* Begin Supplied data *

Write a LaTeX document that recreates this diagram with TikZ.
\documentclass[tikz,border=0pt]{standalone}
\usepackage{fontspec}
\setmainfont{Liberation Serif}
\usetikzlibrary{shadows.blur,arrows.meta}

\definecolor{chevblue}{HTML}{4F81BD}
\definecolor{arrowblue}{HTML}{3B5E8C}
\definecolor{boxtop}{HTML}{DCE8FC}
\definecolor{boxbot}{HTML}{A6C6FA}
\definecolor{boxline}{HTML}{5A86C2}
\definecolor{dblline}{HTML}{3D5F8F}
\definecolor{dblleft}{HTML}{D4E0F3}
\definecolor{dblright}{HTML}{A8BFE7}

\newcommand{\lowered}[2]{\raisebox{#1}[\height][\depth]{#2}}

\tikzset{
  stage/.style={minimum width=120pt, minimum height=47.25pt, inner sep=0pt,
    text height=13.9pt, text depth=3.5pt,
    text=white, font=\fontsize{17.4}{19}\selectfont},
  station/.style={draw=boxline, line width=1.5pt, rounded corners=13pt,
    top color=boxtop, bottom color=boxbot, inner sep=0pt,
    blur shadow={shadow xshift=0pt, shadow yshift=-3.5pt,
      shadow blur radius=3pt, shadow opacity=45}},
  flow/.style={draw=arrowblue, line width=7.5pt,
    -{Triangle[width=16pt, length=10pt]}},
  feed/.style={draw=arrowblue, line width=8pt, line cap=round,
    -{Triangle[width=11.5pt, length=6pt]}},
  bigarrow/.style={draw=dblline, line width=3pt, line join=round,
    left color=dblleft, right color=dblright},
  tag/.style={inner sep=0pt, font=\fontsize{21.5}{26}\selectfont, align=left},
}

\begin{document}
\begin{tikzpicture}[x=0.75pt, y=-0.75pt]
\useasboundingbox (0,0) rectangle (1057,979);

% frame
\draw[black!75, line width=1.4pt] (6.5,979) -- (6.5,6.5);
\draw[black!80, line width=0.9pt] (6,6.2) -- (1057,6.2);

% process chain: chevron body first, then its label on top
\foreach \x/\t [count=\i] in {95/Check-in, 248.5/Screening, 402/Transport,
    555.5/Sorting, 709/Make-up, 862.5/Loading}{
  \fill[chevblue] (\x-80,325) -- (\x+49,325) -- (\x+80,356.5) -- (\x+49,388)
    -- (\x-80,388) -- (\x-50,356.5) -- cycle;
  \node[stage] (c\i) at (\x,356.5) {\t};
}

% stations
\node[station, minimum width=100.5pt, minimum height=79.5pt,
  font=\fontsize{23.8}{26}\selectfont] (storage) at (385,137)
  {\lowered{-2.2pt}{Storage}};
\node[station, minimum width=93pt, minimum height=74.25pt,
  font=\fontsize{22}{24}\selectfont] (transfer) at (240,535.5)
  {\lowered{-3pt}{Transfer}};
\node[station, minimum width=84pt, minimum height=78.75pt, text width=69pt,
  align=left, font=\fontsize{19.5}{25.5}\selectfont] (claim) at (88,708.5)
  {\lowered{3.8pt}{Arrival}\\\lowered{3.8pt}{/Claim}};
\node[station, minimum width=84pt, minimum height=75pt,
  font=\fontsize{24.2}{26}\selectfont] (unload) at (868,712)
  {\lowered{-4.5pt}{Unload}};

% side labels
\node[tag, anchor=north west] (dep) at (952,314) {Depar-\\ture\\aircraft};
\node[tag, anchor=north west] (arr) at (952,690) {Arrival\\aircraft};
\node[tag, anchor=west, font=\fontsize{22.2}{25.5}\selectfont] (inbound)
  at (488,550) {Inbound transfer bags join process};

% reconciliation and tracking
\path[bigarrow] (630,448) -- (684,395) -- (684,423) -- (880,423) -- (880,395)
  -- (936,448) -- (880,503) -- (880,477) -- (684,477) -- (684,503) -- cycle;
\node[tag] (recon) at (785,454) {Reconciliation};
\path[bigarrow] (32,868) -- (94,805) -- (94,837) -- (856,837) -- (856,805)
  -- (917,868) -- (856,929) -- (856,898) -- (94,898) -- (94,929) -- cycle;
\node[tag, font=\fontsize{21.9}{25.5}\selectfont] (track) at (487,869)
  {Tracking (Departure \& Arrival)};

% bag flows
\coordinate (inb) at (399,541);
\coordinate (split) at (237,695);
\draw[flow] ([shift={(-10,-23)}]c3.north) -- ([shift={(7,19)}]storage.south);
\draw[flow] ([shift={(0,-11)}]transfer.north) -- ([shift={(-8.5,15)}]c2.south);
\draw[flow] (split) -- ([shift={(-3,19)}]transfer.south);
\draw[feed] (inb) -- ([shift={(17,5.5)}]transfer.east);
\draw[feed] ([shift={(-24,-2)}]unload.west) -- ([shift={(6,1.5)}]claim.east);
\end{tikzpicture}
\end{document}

* End Supplied data *

- **Task description**: Write down again the exact lines running from the beginning of the data to the line containing "(0,0) rectangle (1057,979);", with both ends included.

- **Task answer**:
Write a LaTeX document that recreates this diagram with TikZ.
\documentclass[tikz,border=0pt]{standalone}
\usepackage{fontspec}
\setmainfont{Liberation Serif}
\usetikzlibrary{shadows.blur,arrows.meta}

\definecolor{chevblue}{HTML}{4F81BD}
\definecolor{arrowblue}{HTML}{3B5E8C}
\definecolor{boxtop}{HTML}{DCE8FC}
\definecolor{boxbot}{HTML}{A6C6FA}
\definecolor{boxline}{HTML}{5A86C2}
\definecolor{dblline}{HTML}{3D5F8F}
\definecolor{dblleft}{HTML}{D4E0F3}
\definecolor{dblright}{HTML}{A8BFE7}

\newcommand{\lowered}[2]{\raisebox{#1}[\height][\depth]{#2}}

\tikzset{
  stage/.style={minimum width=120pt, minimum height=47.25pt, inner sep=0pt,
    text height=13.9pt, text depth=3.5pt,
    text=white, font=\fontsize{17.4}{19}\selectfont},
  station/.style={draw=boxline, line width=1.5pt, rounded corners=13pt,
    top color=boxtop, bottom color=boxbot, inner sep=0pt,
    blur shadow={shadow xshift=0pt, shadow yshift=-3.5pt,
      shadow blur radius=3pt, shadow opacity=45}},
  flow/.style={draw=arrowblue, line width=7.5pt,
    -{Triangle[width=16pt, length=10pt]}},
  feed/.style={draw=arrowblue, line width=8pt, line cap=round,
    -{Triangle[width=11.5pt, length=6pt]}},
  bigarrow/.style={draw=dblline, line width=3pt, line join=round,
    left color=dblleft, right color=dblright},
  tag/.style={inner sep=0pt, font=\fontsize{21.5}{26}\selectfont, align=left},
}

\begin{document}
\begin{tikzpicture}[x=0.75pt, y=-0.75pt]
\useasboundingbox (0,0) rectangle (1057,979);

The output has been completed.